Chômage : Trucage des statistiques, mode d'emploi26/11/19991999Journal/medias/journalnumero/images/1999/11/une-1637.gif.445x577_q85_box-0%2C13%2C166%2C228_crop_detail.jpg

Leur société

Chômage : Trucage des statistiques, mode d'emploi

Il ne s'écoule pas une semaine sans qu'on entende parler " des bons chiffres " et de la prétendue " baisse du chômage ". Dans son dernier numéro, l'hebdomadaire Le Point rappelle au contraire, après d'autres, dont Le Monde il y a quelques semaines, que c'est un trucage des statistiques qui permet de parler de la baisse... sur le papier.

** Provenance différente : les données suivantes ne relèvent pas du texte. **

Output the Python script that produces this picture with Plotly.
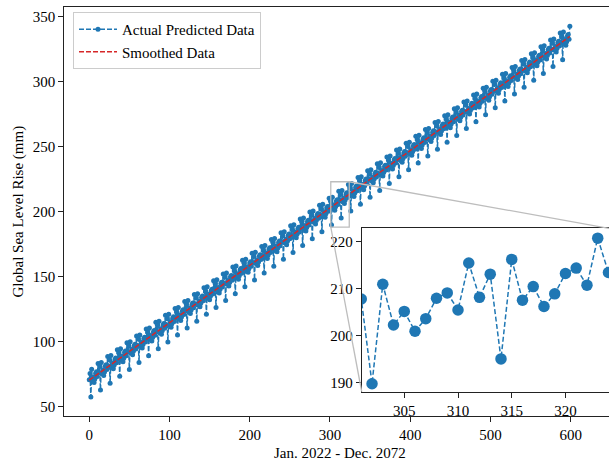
import numpy as np
import plotly.graph_objects as go

# ---------------- data ----------------
x_title = "Jan. 2022 - Dec. 2072"
y_title = "Global Sea Level Rise (mm)"
series_names = ["Actual Predicted Data", "Smoothed Data"]

# yearly mean sea level rise (mm), one value per year, 50 years
year_level = [72.6, 77.9, 83.2, 88.5, 93.8, 99.1, 104.4, 109.7, 115.0, 120.3,
              125.6, 130.9, 136.2, 141.5, 146.8, 152.1, 157.4, 162.7, 168.0, 173.3,
              178.6, 183.9, 189.2, 194.5, 199.8, 205.1, 210.4, 215.7, 221.0, 226.3,
              231.6, 236.9, 242.2, 247.5, 252.8, 258.1, 263.4, 268.7, 274.0, 279.3,
              284.6, 289.9, 295.2, 300.5, 305.8, 311.1, 316.4, 321.7, 327.0, 332.3]
# monthly deviation from the yearly mean (Jan..Dec)
month_offset = [-2.25, 2.7, -15.4, 5.85, -2.85, 0.05, -4.2, -1.5, 2.85, 4.0, 0.35, 10.4]

actual = [lvl + off for lvl in year_level for off in month_offset]
months = list(range(len(actual)))
coef = np.polyfit(months, actual, 1)
smoothed = list(np.polyval(coef, months))

main_xticks = [0, 100, 200, 300, 400, 500, 600]
main_yticks = [50, 100, 150, 200, 250, 300, 350]
inset_xticks = [305, 310, 315, 320]
inset_yticks = [190, 200, 210, 220]

# ---------------- layout geometry ----------------
W, H = 609, 463
FONT = "Liberation Serif"
FS = 15
BLUE = "#1f77b4"
RED = "#d62728"
GRAY = "#bdbdbd"

def px_x(p):
    return p / W

def px_y(p):
    return 1 - p / H

main_dx = [px_x(64.3), 1.0]
main_dy = [px_y(416.3), px_y(6.7)]
main_xr = [-31.1, 647.8]
main_yr = [42.3, 357.7]

ins_dx = [px_x(361.7), 1.0]
ins_dy = [px_y(391.7), px_y(228.3)]
ins_xr = [301.04, 324.05]
ins_yr = [188.0, 222.9]

fig = go.Figure()
fig.add_trace(go.Scatter(
    x=months, y=actual, mode="lines+markers", name=series_names[0],
    line=dict(color=BLUE, width=1.5, dash="5px,2px"),
    marker=dict(color=BLUE, size=5),
    xaxis="x", yaxis="y"))
fig.add_trace(go.Scatter(
    x=months, y=smoothed, mode="lines", name=series_names[1],
    line=dict(color=RED, width=1.5, dash="5px,2px"),
    xaxis="x", yaxis="y"))

lo, hi = int(ins_xr[0]) - 1, int(ins_xr[1]) + 2
fig.add_trace(go.Scatter(
    x=months[lo:hi], y=actual[lo:hi], mode="lines+markers", showlegend=False,
    line=dict(color=BLUE, width=1.5, dash="5px,2.5px"),
    marker=dict(color=BLUE, size=11.5),
    xaxis="x2", yaxis="y2"))

axis_common = dict(
    showgrid=False, zeroline=False, showline=True, linecolor="#222222", linewidth=1,
    ticks="outside", ticklen=5, tickwidth=1, tickcolor="#222222",
    tickfont=dict(family=FONT, size=FS, color="black"),
)

fig.update_layout(
    width=W, height=H,
    margin=dict(l=0, r=0, t=0, b=0),
    paper_bgcolor="white", plot_bgcolor="white",
    font=dict(family=FONT, size=FS, color="black"),
    xaxis=dict(domain=main_dx, range=main_xr, tickvals=main_xticks, mirror=True,
               anchor="y", **axis_common),
    yaxis=dict(domain=main_dy, range=main_yr, tickvals=main_yticks,
               anchor="x", **axis_common),
    xaxis2=dict(domain=ins_dx, range=ins_xr, tickvals=inset_xticks, mirror=True,
                anchor="y2", **axis_common),
    yaxis2=dict(domain=ins_dy, range=ins_yr, tickvals=inset_yticks, mirror=True,
                anchor="x2", **axis_common),
    legend=dict(x=px_x(73), y=px_y(12), xanchor="left", yanchor="top",
                bgcolor="white", bordercolor="#cccccc", borderwidth=1,
                itemwidth=38,
                font=dict(family=FONT, size=FS, color="black")),
    showlegend=True,
)

def main_to_paper(xv, yv):
    px = main_dx[0] + (xv - main_xr[0]) / (main_xr[1] - main_xr[0]) * (main_dx[1] - main_dx[0])
    py = main_dy[0] + (yv - main_yr[0]) / (main_yr[1] - main_yr[0]) * (main_dy[1] - main_dy[0])
    return px, py

# zoom rectangle on the main axes
fig.add_shape(type="rect", xref="x", yref="y",
              x0=ins_xr[0], x1=ins_xr[1], y0=ins_yr[0], y1=ins_yr[1],
              line=dict(color=GRAY, width=1.3))
# connector lines
tr = main_to_paper(ins_xr[1], ins_yr[1])
bl = main_to_paper(ins_xr[0], ins_yr[0])
fig.add_shape(type="line", xref="paper", yref="paper",
              x0=tr[0], y0=tr[1], x1=ins_dx[1], y1=ins_dy[1],
              line=dict(color=GRAY, width=1.3))
fig.add_shape(type="line", xref="paper", yref="paper",
              x0=bl[0], y0=bl[1], x1=ins_dx[0], y1=ins_dy[0],
              line=dict(color=GRAY, width=1.3))

# axis titles
fig.add_annotation(text=x_title, xref="paper", yref="paper",
                   x=px_x(339.5), y=px_y(453.3), showarrow=False,
                   xanchor="center", yanchor="middle",
                   font=dict(family=FONT, size=FS, color="black"))
fig.add_annotation(text=y_title, xref="paper", yref="paper",
                   x=px_x(18), y=px_y(211.5), showarrow=False, textangle=-90,
                   xanchor="center", yanchor="middle",
                   font=dict(family=FONT, size=FS, color="black"))

fig.write_html("out.html")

D'après le chiffre officiel, le chômage ne serait plus que de 11,1 % de la population active (contre 12,6 % en juin 1997). Ce chiffre, même s'il correspondait à la réalité, est déjà considérable. Mais il ne prend en compte qu'une seule catégorie de chômeurs, alors qu'il en existe sept autres ! Ainsi, dans la première catégorie, celle qui comptabilise les demandeurs d'emplois " immédiatement disponibles " et à la " recherche d'un emploi à durée indéterminée et à plein temps ", les statistiques font apparaître une baisse de 440 000 du nombre d'inscrits à l'ANPE en deux ans. Mais, dans le même temps, le nombre de chômeurs monte au contraire dans toutes les autres catégories, à raison de 270 000 inscrits supplémentaires. Ces catégories comprennent pêle-mêle les personnes à la recherche d'un temps partiel, d'un CDD ou ayant travaillé plus de 78 heures dans le mois. Et si l'on ajoute les chômeurs de 55 ans, toujours indemnisés mais maintenant dispensés par l'ANPE de recherche d'emplois, le nombre de chômeurs, selon Le Point, n'aurait pas baissé : 4,17 millions de demandeurs d'emplois en septembre 1996, 4,31 millions en septembre 1997, 4,37 millions en septembre 1998 et 4,31 millions en septembre 1999. " La population totale en contact avec le chômage ne varie pas " écrit au journal un responsable de l'assurance-chômage.

Bien d'autres signes montrent que la pauvreté et l'exclusion ne faiblissent pas, au contraire : la direction de la CNAF, qui gère l'attribution des minima sociaux (dont le RMI), le dit : " La situation ne cesse de s'aggraver. La demande sociale à travers les courriers et les visites augmente cette année encore de 8 %. ". Le nombre de RMIstes, loin de diminuer, est de 1,1 million et a augmenté de 50 000 en un an. Et, à ce propos, il faut savoir qu'environ 60 % des RMIstes ne sont pas comptabilisés dans les demandeurs d'emplois, et donc environ 600 000 n'apparaissent pas dans les statistiques.

Autre signe : 6 millions de personnes devraient être couvertes par la Couverture Maladie Universelle au 1er janvier prochain. Or, la CMU ne sera réservée qu'aux personnes gagnant moins de 3 500 F... Qu'est-ce, sinon l'aveu que le chômage et la misère touchent une partie sans cesse croissante de la population ?

Mais de cela, Martine Aubry et les responsables socialistes n'ont cure : leur " lutte contre le chômage " pourrait se résumer par la formule : " Cachez ces chômeurs qu'on ne saurait voir, en les sortant des statistiques ". L'article du Point évoque ainsi plusieurs employés d'ANPE à qui on aurait demandé de faire du " chiffre " ; c'est-à-dire d'écrémer les fichiers de demandeurs d'emplois. " Vous ne radiez pas assez " reproche un directeur départemental de l'ANPE à un chef d'agence. Celui-ci explique que " depuis un an, la pression est énorme ! Une seule chose compte : dégager le plus possible de chômeurs des fichiers pour présenter tous les mois des chiffres meilleurs ". Un délégué CGC à l'ANPE, explique aussi " on sait ce qui intéresse la hiérarchie. On ne va pas pousser les gens à rester en catégorie " une " s'il est possible de les basculer ailleurs. " Et d'après le journal, dans le cadre du programme " Nouveau départ " lancé il y un an, sous couvert d'entretiens avec les chômeurs de longue durée, les conseillers ANPE sont en fait fortement invités à délester la catégorie " une " (la seule rendue publique) au profit des autres.

Enfin, il y a les radiations administratives dont le nombre (70 000) a explosé de 43 % en un an, sans que les intéressés aient pour autant retrouvé de travail. Ils restent chômeurs... mais pas dans les statistiques...

Que les chiffres du chômage diminuent un peu ou pas du tout, une chose est certaine : c'est que la précarité et la pauvreté ne cessent de grandir dans les milieux populaires.